Re E ( N and S v E v M and ors)
In Re E (N and S v E v M and ors)  EWCOP 27, a case primarily concerned with the incidence of costs in a 'mixed' property and affairs and health and welfare case, Senior Judge Lush also had cause to consider the status of P's advance decision to refuse treatment ("ADRT," which she had also identified – colloquially – as a "Living Will") in circumstances where she subsequently made an LPA for personal welfare in which she repeated her treatment preferences.
Section 25(2)(b) of the MCA 2005 provides that an ADRT is not valid if P has created an LPA after the advance decision was made conferring authority on the done to give or refuse consent to the treatment to which the advance decision relates.

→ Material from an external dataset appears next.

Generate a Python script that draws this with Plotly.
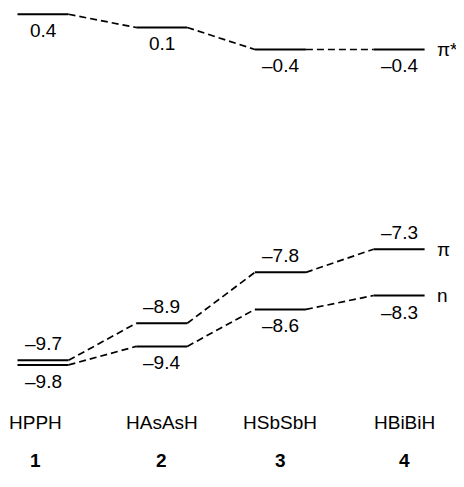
import plotly.graph_objects as go

# ---- data ----
molecules = ["HPPH", "HAsAsH", "HSbSbH", "HBiBiH"]
numbers = ["1", "2", "3", "4"]
pi_star = [0.4, 0.1, -0.4, -0.4]
pi_level = [-9.7, -8.9, -7.8, -7.3]
n_level = [-9.8, -9.4, -8.6, -8.3]
level_names = ["π*", "π", "n"]

xs = list(range(1, len(molecules) + 1))
HW = 0.215  # half-width of a level bar (x units)
FONT = "Liberation Sans, Arial, Helvetica, sans-serif"
FS = 19
W, H = 456, 479  # page body has an 8px margin
name_xshift = [-8, 0, 0, 5]


def fmt(v):
    s = f"{abs(v):.1f}"
    return ("\u2013" + s) if v < 0 else s


def level_traces(vals, yaxis):
    solid_x, solid_y, dash_x, dash_y = [], [], [], []
    for i, (x, v) in enumerate(zip(xs, vals)):
        solid_x += [x - HW, x + HW, None]
        solid_y += [v, v, None]
        if i < len(vals) - 1:
            dash_x += [x + HW, xs[i + 1] - HW, None]
            dash_y += [v, vals[i + 1], None]
    return [
        go.Scatter(x=solid_x, y=solid_y, mode="lines", yaxis=yaxis,
                   line=dict(color="black", width=2), hoverinfo="skip"),
        go.Scatter(x=dash_x, y=dash_y, mode="lines", yaxis=yaxis,
                   line=dict(color="black", width=1.7, dash="7px,4px"),
                   hoverinfo="skip"),
    ]


fig = go.Figure()
for t in level_traces(pi_star, "y2"):
    fig.add_trace(t)
for t in level_traces(pi_level, "y"):
    fig.add_trace(t)
for t in level_traces(n_level, "y"):
    fig.add_trace(t)

ann = []


def value_labels(vals, yref, above):
    for x, v in zip(xs, vals):
        ann.append(dict(x=x, y=v, xref="x", yref=yref, text=fmt(v),
                        showarrow=False, xanchor="center",
                        yanchor="bottom" if above else "top",
                        yshift=4 if above else -4,
                        font=dict(size=FS, color="black", family=FONT)))


value_labels(pi_star, "y2", False)
value_labels(pi_level, "y", True)
value_labels(n_level, "y", False)

# right-hand level names
for name, vals, yref in zip(level_names, [pi_star, pi_level, n_level], ["y2", "y", "y"]):
    ann.append(dict(x=xs[-1] + 0.30, y=vals[-1], xref="x", yref=yref, text=name,
                    showarrow=False, xanchor="left", yanchor="middle",
                    font=dict(size=FS, color="black", family=FONT)))

# molecule names and numbers
for x, m, num, dx in zip(xs, molecules, numbers, name_xshift):
    ann.append(dict(x=x, y=1 - 414 / H, xref="x", yref="paper", text=m,
                    showarrow=False, xanchor="center", yanchor="middle",
                    xshift=dx,
                    font=dict(size=FS, color="black", family=FONT)))
    ann.append(dict(x=x, y=1 - 452 / H, xref="x", yref="paper",
                    text=f"<b>{num}</b>", showarrow=False, xanchor="center",
                    yanchor="middle", xshift=dx,
                    font=dict(size=FS, color="black", family=FONT)))

axis_off = dict(showgrid=False, zeroline=False, showticklabels=False,
                showline=False, ticks="")

fig.update_layout(
    width=W, height=H,
    margin=dict(l=0, r=0, t=0, b=0),
    paper_bgcolor="white", plot_bgcolor="white",
    showlegend=False,
    xaxis=dict(range=[0.705, 4.547], domain=[0, 1], **axis_off),
    yaxis=dict(range=[-10.730, -6.410], domain=[1 - 400 / H, 1 - 200 / H],
               anchor="x", **axis_off),
    yaxis2=dict(range=[-1.048, 0.543], domain=[1 - 70 / H, 1],
                anchor="x", **axis_off),
    annotations=ann,
)

fig.write_html("out.html")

The judge held that although the ADRT and the LPA were signed on the same day and it was unclear which was signed first, the effect of section 9(2)(b) of the MCA 2005 was that the LPA was not created unless it was registered and the LPA was registered after the ADRT was signed. Section 25(2)(b) therefore applied and the ARDT was not valid.
The unfortunate consequence of the invalidity of the ADRT on the facts of this case (where the attorneys had disclaimed their appointment under the LPA) was that there was a danger that "the treatment preferences that E had expressed in both her Living Will [ADRT] and LPA would be lost and consigned to oblivion." The court therefore made a declaration under section 26(4) of the MCA 2005 that the advance decisions made by P in the Living Will and set out in the Schedule continued to exist and to be valid and to be applicable to her treatment.
Whilst we acknowledge the good sense and pragmatism of the decision (allowing as it does, P's clear wishes to be known and acted upon) it is somewhat problematic that the judgment declares the ADRT invalid in one paragraph and then declares it to be valid (based on the section 26(4) declaration) in the following paragraph.